Il l’est nettement moins que pour pouvoir appliquer l’article 7 du Code des droits de succession, l’administration ne peut se contenter de prouver l’existence du transfert de fonds, mais doit également apporter une preuve positive qu’il s’agit bien d’une donation (avec intention libérale, ou « animus donandi »), plutôt que d’un autre transfert causé par une autre motivation que l’intention de gratifier.

Or, on constate fréquemment que dans le cadre du contrôle des déclarations de succession déposées, le receveur compétent pour l’enrôlement des droits de succession a souvent tendance à parcourir les extraits de compte des trois dernières années du défunt, pour épingler tous les retraits et tous les transferts de fonds « non explicités », et pour demander ensuite aux héritiers de justifier qu’il ne s’agit pas de donations à leur profit (mais, par exemple, de sommes utilisées par le défunt ou pour paiement de ses factures).

A défaut, ces montants seraient censés augmenter la base taxable pour le calcul des droits de sucession. On voit ainsi souvent des receveurs solliciter la production de factures au nom du défunt, suffisantes pour couvrir ces transferts.

En réalité, il cette manière de procéder n’est pas légale.

On ne peut que conseiller aux héritiers, confrontés à de telles demandes, d’examiner celles-ci avec le plus grand soin, malgré la situation difficile dans laquelle ils se trouvent probablement à ce moment, ayant perdu un proche : en effet, contrairement à ce que peut laisser penser le courrier du Receveur, ce n’est pas aux héritiers qu’il appartient de justifier que les sommes dont la destination n’est pas déterminée par les extraits de compte, ne seraient pas des donations à leur profit, mais c’est au contraire au Receveur de prouver qu’il existait bien, dans le chef du défunt, une intention libérale à leur profit, lorsque ces sommes leur ont été transférées (ainsi que le fait que ces sommes leur ont bien été attribuées, s’il s’agit de retraits d’argent liquide, et non de virements).

A ce titre, on relèvra un arrêt de la Cour d’appel de Mons pour l’instant encore inédit, qui, le 7 juin 2017, a donné une exacte application de ces principes en renvoyant le Bureau des successions de Charleroi à sa copie, étant donné que cette double preuve n’avait pas été apportée à suffisance.

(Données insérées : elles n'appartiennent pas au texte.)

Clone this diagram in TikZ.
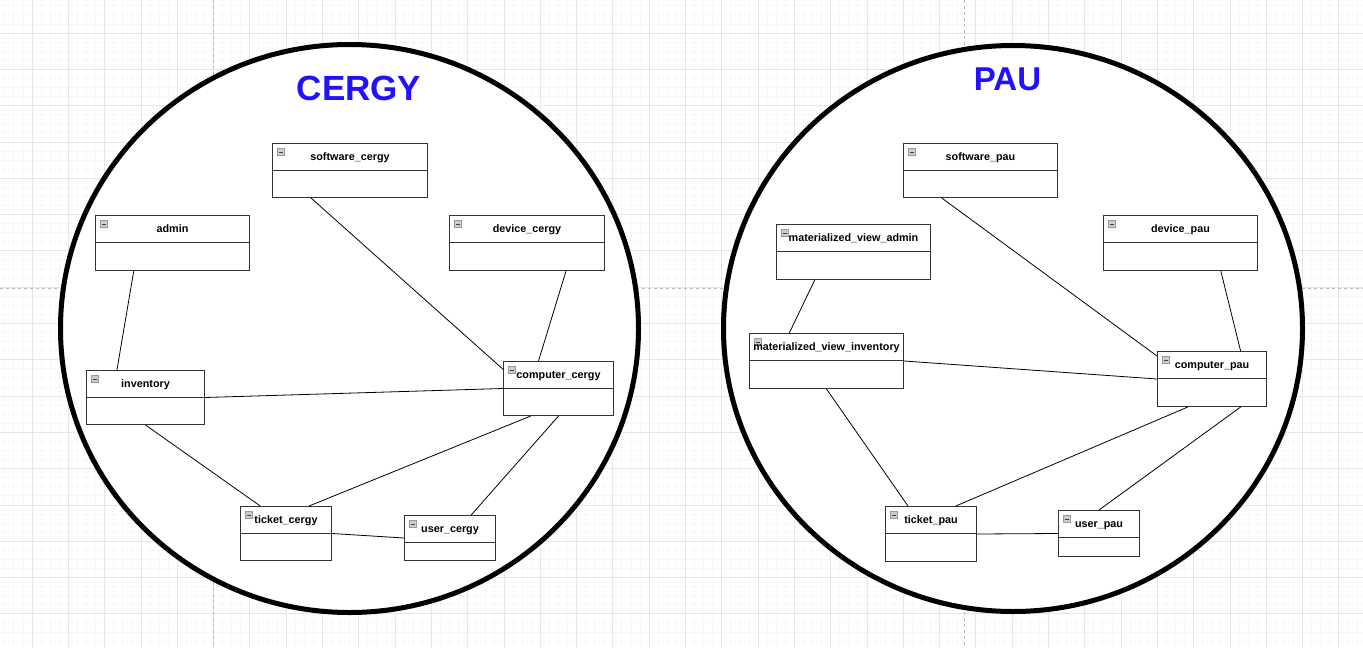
\documentclass[tikz,border=0pt]{standalone}
\usepackage{fontspec}
\setmainfont{Liberation Sans}
\usetikzlibrary{calc}

\definecolor{siteblue}{RGB}{34,17,255}
\definecolor{gridminor}{RGB}{247,247,247}
\definecolor{gridmajor}{RGB}{230,230,230}

\begin{document}
\begin{tikzpicture}[
    x=1pt, y=-1pt,
    font=\bfseries\fontsize{10.8}{13}\selectfont,
    site/.style={draw=black, line width=5pt, fill=white},
    sitename/.style={text=siteblue, inner sep=0pt, font=\bfseries\fontsize{35}{40}\selectfont},
    cls/.style={draw=black!80, line width=1pt, fill=white, anchor=north west, inner sep=0pt,
        path picture={
            \draw[black!80, line width=1pt] ([yshift=-27pt]path picture bounding box.north west) -- ([yshift=-27pt]path picture bounding box.north east);
            \draw[gray!80, fill=gray!40, line width=0.6pt] ([shift={(5pt,-5pt)}]path picture bounding box.north west) rectangle ++(7pt,-7pt);
            \draw[black!75, line width=1pt] ([shift={(6.3pt,-8.5pt)}]path picture bounding box.north west) -- ++(4.4pt,0pt);
        }},
    title/.style={anchor=center, yshift=-15pt, text height=8pt, text depth=2.5pt, inner sep=0pt},
    link/.style={black, line width=0.8pt}
]
\useasboundingbox (0,0) rectangle (1363,648);

% Page grid
\begin{scope}
    \clip (0,0) rectangle (1363,648);
    \fill[white] (0,0) rectangle (1363,648);
    \foreach \i in {0,...,151} \draw[gridminor, line width=0.8pt] ({\i*9.075-4.3},0) -- ++(0,648);
    \foreach \i in {0,...,72} \draw[gridminor, line width=0.8pt] (0,{\i*9.075-3.3}) -- ++(1363,0);
    \foreach \i in {0,...,38} \draw[gridmajor, line width=0.8pt] ({\i*36.3-4.3},0) -- ++(0,648);
    \foreach \i in {0,...,18} \draw[gridmajor, line width=0.8pt] (0,{\i*36.3-3.3}) -- ++(1363,0);
    \draw[gray!55, dashed, line width=0.8pt] (213,0) -- (213,648);
    \draw[gray!55, dashed, line width=0.8pt] (964,0) -- (964,648);
    \draw[gray!55, dashed, line width=0.8pt] (0,288) -- (1363,288);
\end{scope}

% Sites
\draw[site] (349.5,328.5) ellipse [x radius=289pt, y radius=284pt];
\draw[site] (1013,328.5) ellipse [x radius=289.5pt, y radius=283pt];
\node[sitename] (cergy) at (359,88) {CERGY};
\node[sitename, font=\bfseries\fontsize{33}{38}\selectfont] (pau) at (1007.5,79) {PAU};

% Cergy tables
\node[cls, minimum width=155, minimum height=54, label={[title]north:software\_cergy}] (softc) at (272,143) {};
\node[cls, minimum width=154, minimum height=55, label={[title]north:admin}] (admin) at (95,215) {};
\node[cls, minimum width=155, minimum height=55, label={[title]north:device\_cergy}] (devc) at (449,215) {};
\node[cls, minimum width=118, minimum height=54, label={[title]north:inventory}] (inv) at (86,370) {};
\node[cls, minimum width=110, minimum height=54, label={[title]north:computer\_cergy}] (compc) at (503,361) {};
\node[cls, minimum width=91, minimum height=54, label={[title]north:ticket\_cergy}] (tickc) at (240,506) {};
\node[cls, minimum width=91, minimum height=45, label={[title]north:user\_cergy}] (userc) at (404,515) {};

% Pau tables
\node[cls, minimum width=154, minimum height=54, label={[title]north:software\_pau}] (softp) at (903,143) {};
\node[cls, minimum width=154, minimum height=55, label={[title]north:materialized\_view\_admin}] (mvadmin) at (776,224) {};
\node[cls, minimum width=154, minimum height=55, label={[title]north:device\_pau}] (devp) at (1103,215) {};
\node[cls, minimum width=154, minimum height=55, label={[title]north:materialized\_view\_inventory}] (mvinv) at (749,333) {};
\node[cls, minimum width=109, minimum height=55, label={[title]north:computer\_pau}] (compp) at (1157,351) {};
\node[cls, minimum width=91, minimum height=55, label={[title]north:ticket\_pau}] (tickp) at (885,506) {};
\node[cls, minimum width=81, minimum height=46, label={[title]north:user\_pau}] (userp) at (1058,510) {};

% Cergy links
\draw[link] ($(admin.south west)!0.25!(admin.south east)$) -- ($(inv.north west)!0.26!(inv.north east)$);
\draw[link] ($(softc.south west)!0.25!(softc.south east)$) -- ($(compc.north west)!0.15!(compc.south west)$);
\draw[link] ($(devc.south west)!0.75!(devc.south east)$) -- ($(compc.north west)!0.32!(compc.north east)$);
\draw[link] (inv.east) -- (compc.west);
\draw[link] (inv.south) -- ($(tickc.north west)!0.22!(tickc.north east)$);
\draw[link] ($(compc.south west)!0.25!(compc.south east)$) -- ($(tickc.north west)!0.75!(tickc.north east)$);
\draw[link] (compc.south) -- ($(userc.north west)!0.73!(userc.north east)$);
\draw[link] (tickc.east) -- (userc.west);

% Pau links
\draw[link] ($(mvadmin.south west)!0.25!(mvadmin.south east)$) -- ($(mvinv.north west)!0.26!(mvinv.north east)$);
\draw[link] ($(softp.south west)!0.25!(softp.south east)$) -- ($(compp.north west)!0.09!(compp.south west)$);
\draw[link] ($(devp.south west)!0.76!(devp.south east)$) -- ($(compp.north west)!0.76!(compp.north east)$);
\draw[link] (mvinv.east) -- (compp.west);
\draw[link] (mvinv.south) -- ($(tickp.north west)!0.25!(tickp.north east)$);
\draw[link] ($(compp.south west)!0.28!(compp.south east)$) -- ($(tickp.north west)!0.77!(tickp.north east)$);
\draw[link] ($(compp.south west)!0.76!(compp.south east)$) -- (userp.north);
\draw[link] (tickp.east) -- (userp.west);

\end{tikzpicture}
\end{document}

Pourtant, dans le cas d’espèce tranché par la Cour d’appel, les héritiers s’étaient bel et bien vu transférer différentes sommes par la défunte, mais la Cour a considéré que le fait que la défunte avait logé, tous frais payés, chez les personnes ayant bénéficié de ces sommes, pendant sept années avant son décès, excluait que l’attribution de ces sommes puisse être considérée comme une donation.

Il s’agissait au contraire, suivant la Cour, d’un acte à titre onéreux dans le chef de la défunte, à savoir de sommes attribuées en rémunération ou à tout le moins en défraiement de prestations d’accueil et d’hébergement, ce qui constituait, pour la défunte, l’exécution d’une obligation civile ou naturelle, et non une libéralité.

A noter également que les héritiers n’ont pas dû prouver qu’il s’agissait bien, en l’espèce, de l’exécution d’une obligation civile ou naturelle ; la preuve de ces éléments de fait (hébergement et soins donnés à la défunte au cours des sept dernières années) a suffi pour que la Cour d’appel considère que faute d’établir à suffisance que les sommes perçues par les héritiers pouvaient être qualifiées de libéralités consenties par la défunte, l’administration fiscale ne pouvait pas invoquer la présomption visée à l’article 7 du Code des droits de succession, qui permet la réintégration dans le patrimoine taxable aux droits de succession, des donations consenties dans les trois ans précédant le décès, lorsqu’elles n’ont pas fait l’objet d’un enregistrement.

Ceux qui ont hébergé un proche à leurs propres frais, et qui ont reçu certaines sommes de la personne hébergée, réfléchiront donc à deux fois avant d’accepter que le fisc qualifie ces sommes de donations taxables : une « donation » consentie en échange d’un hébergement ou de soins, n’est pas une donation au sens juridique de ce terme, et n’est dès lors pas taxable.